_TASK DESCRIPTION:_ Which lines hold the word "code"? Show each of them.

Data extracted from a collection
-- begin --

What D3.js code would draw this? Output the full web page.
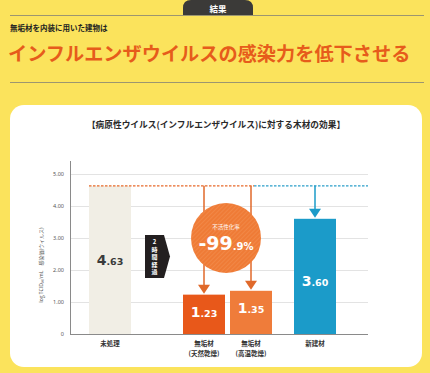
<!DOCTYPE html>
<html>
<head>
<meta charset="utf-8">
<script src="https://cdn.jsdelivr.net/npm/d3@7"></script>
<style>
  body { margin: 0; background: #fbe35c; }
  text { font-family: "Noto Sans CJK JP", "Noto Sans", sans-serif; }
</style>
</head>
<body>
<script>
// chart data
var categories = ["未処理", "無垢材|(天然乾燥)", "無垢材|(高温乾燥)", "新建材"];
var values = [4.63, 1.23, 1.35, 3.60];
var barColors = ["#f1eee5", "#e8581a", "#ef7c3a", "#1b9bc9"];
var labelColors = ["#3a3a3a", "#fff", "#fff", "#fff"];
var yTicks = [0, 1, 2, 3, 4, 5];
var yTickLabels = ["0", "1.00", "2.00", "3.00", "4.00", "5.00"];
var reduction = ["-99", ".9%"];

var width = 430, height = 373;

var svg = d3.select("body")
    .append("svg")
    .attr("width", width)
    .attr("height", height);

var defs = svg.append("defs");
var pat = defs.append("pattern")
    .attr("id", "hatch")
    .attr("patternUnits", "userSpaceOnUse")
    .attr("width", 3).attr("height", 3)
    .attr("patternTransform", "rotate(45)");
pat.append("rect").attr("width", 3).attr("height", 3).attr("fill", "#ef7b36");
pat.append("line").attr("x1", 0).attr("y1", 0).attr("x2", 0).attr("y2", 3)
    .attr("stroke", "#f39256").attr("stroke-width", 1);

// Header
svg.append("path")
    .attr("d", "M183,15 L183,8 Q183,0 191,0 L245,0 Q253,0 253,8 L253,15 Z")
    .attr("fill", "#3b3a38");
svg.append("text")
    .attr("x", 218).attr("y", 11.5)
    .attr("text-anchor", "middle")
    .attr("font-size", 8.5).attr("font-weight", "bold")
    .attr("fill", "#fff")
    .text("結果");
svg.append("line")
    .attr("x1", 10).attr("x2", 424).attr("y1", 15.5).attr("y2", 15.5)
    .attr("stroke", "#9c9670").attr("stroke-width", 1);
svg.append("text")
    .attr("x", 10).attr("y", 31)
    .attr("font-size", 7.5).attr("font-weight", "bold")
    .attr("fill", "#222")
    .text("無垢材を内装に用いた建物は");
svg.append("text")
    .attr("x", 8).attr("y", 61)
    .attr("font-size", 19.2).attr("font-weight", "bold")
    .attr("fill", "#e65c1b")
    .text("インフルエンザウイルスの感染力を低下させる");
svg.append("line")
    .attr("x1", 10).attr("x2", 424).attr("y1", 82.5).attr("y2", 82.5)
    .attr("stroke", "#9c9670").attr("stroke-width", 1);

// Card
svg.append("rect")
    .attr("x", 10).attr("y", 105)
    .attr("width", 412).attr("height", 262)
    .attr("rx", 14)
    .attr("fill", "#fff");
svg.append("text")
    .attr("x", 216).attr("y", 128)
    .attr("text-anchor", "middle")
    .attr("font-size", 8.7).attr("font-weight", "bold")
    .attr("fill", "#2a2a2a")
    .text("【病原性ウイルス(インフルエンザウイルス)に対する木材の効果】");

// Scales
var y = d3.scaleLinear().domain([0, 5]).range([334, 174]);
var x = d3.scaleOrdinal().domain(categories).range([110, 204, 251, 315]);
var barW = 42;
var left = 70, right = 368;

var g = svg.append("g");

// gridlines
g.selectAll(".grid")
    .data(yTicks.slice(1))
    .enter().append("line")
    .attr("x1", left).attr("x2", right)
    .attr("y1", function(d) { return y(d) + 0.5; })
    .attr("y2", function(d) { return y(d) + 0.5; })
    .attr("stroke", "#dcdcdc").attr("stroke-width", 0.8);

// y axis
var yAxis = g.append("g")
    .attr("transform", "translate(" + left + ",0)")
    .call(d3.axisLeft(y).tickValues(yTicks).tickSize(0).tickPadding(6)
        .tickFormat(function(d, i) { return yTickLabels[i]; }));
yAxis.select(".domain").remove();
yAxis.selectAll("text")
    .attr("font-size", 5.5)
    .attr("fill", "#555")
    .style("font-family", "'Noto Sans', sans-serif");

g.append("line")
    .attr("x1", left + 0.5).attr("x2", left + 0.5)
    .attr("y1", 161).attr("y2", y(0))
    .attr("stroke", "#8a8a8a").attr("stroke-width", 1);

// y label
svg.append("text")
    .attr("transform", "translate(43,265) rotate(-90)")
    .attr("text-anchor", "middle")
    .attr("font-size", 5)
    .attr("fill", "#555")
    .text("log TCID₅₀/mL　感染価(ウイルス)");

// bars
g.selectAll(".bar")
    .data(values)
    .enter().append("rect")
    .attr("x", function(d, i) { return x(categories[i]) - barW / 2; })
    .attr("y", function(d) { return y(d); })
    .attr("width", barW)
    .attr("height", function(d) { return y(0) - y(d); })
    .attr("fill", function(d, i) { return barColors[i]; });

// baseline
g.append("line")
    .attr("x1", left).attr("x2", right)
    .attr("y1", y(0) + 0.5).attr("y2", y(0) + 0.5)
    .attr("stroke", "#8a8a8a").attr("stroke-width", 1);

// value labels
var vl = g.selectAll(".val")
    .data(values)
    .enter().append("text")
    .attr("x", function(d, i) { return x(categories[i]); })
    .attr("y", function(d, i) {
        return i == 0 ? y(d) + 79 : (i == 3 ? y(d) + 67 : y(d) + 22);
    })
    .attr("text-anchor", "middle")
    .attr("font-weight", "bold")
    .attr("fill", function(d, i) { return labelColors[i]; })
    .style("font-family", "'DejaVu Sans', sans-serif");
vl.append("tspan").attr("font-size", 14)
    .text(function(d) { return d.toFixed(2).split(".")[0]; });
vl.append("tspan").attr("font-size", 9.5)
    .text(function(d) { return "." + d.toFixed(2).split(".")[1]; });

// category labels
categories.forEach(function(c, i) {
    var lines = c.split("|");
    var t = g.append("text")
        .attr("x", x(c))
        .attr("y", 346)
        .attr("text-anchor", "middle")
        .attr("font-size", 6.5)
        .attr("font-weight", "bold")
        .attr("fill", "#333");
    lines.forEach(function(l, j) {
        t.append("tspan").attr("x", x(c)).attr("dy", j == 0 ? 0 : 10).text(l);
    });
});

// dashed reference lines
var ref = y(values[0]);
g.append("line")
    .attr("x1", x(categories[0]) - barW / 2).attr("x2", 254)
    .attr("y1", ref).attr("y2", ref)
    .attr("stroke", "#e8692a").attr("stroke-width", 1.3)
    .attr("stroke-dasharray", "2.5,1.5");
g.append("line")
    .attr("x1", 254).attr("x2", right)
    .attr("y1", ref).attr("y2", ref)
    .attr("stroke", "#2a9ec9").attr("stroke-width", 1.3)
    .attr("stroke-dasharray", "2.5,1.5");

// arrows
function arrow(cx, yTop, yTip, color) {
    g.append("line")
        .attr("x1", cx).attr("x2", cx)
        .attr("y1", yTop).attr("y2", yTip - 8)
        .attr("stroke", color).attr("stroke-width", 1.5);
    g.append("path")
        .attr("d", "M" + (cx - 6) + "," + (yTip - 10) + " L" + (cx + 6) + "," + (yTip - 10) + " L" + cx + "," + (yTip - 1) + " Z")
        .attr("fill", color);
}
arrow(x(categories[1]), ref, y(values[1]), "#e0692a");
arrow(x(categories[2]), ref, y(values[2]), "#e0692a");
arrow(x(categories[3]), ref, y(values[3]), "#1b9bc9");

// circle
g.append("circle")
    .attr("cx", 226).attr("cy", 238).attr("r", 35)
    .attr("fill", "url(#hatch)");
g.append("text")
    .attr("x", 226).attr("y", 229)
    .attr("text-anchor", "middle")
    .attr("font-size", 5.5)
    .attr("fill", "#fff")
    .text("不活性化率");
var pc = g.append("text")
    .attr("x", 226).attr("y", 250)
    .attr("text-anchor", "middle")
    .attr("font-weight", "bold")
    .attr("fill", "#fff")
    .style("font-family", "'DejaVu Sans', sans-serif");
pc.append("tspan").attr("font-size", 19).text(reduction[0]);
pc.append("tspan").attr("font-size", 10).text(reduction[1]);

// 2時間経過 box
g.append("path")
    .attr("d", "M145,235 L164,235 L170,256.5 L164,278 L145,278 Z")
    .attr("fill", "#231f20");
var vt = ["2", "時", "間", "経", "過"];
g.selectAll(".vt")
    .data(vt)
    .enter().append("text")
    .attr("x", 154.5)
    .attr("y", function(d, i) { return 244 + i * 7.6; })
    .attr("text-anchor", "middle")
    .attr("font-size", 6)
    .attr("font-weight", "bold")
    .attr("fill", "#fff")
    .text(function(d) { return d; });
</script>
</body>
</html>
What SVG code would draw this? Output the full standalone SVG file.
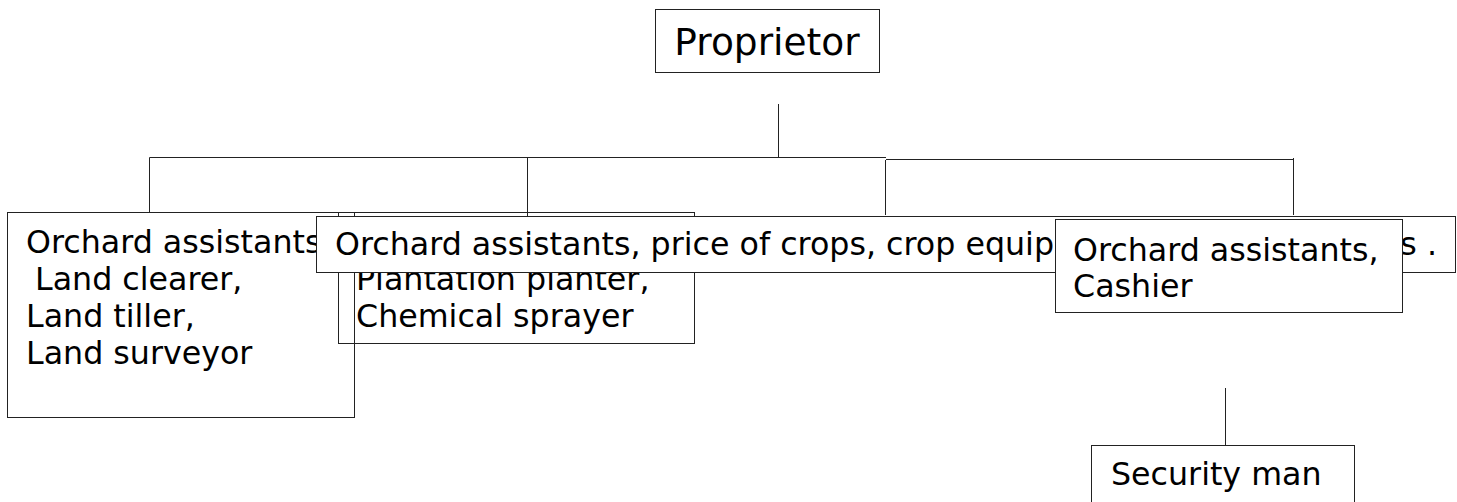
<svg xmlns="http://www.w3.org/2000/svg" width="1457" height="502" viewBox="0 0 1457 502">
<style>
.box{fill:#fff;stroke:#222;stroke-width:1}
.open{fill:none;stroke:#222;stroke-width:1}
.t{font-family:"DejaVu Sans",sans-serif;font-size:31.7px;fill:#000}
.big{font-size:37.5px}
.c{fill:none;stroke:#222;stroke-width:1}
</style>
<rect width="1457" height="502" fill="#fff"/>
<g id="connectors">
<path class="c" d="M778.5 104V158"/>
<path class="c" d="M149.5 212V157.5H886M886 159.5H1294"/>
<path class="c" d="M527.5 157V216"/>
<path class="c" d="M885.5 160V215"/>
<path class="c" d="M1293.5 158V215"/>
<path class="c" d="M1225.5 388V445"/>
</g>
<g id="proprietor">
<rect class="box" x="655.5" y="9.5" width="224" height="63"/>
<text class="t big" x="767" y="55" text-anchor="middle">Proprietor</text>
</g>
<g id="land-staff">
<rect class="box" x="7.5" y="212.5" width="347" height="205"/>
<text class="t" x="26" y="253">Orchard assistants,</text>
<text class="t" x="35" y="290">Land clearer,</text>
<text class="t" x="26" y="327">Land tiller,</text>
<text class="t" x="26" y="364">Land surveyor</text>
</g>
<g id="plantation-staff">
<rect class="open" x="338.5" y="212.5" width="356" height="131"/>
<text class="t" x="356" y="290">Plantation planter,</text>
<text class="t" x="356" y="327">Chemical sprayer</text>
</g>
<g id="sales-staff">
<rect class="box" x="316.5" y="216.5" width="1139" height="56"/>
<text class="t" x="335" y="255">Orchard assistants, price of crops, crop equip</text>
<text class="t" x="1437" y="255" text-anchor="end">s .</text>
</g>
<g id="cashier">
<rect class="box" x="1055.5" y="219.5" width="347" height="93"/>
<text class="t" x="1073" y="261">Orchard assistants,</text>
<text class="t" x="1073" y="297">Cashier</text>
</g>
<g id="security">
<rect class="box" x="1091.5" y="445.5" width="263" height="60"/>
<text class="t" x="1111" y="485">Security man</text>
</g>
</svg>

-- end --

_CORRECT OUTPUT:_
What D3.js code would draw this? Output the full web page.
What SVG code would draw this? Output the full standalone SVG file.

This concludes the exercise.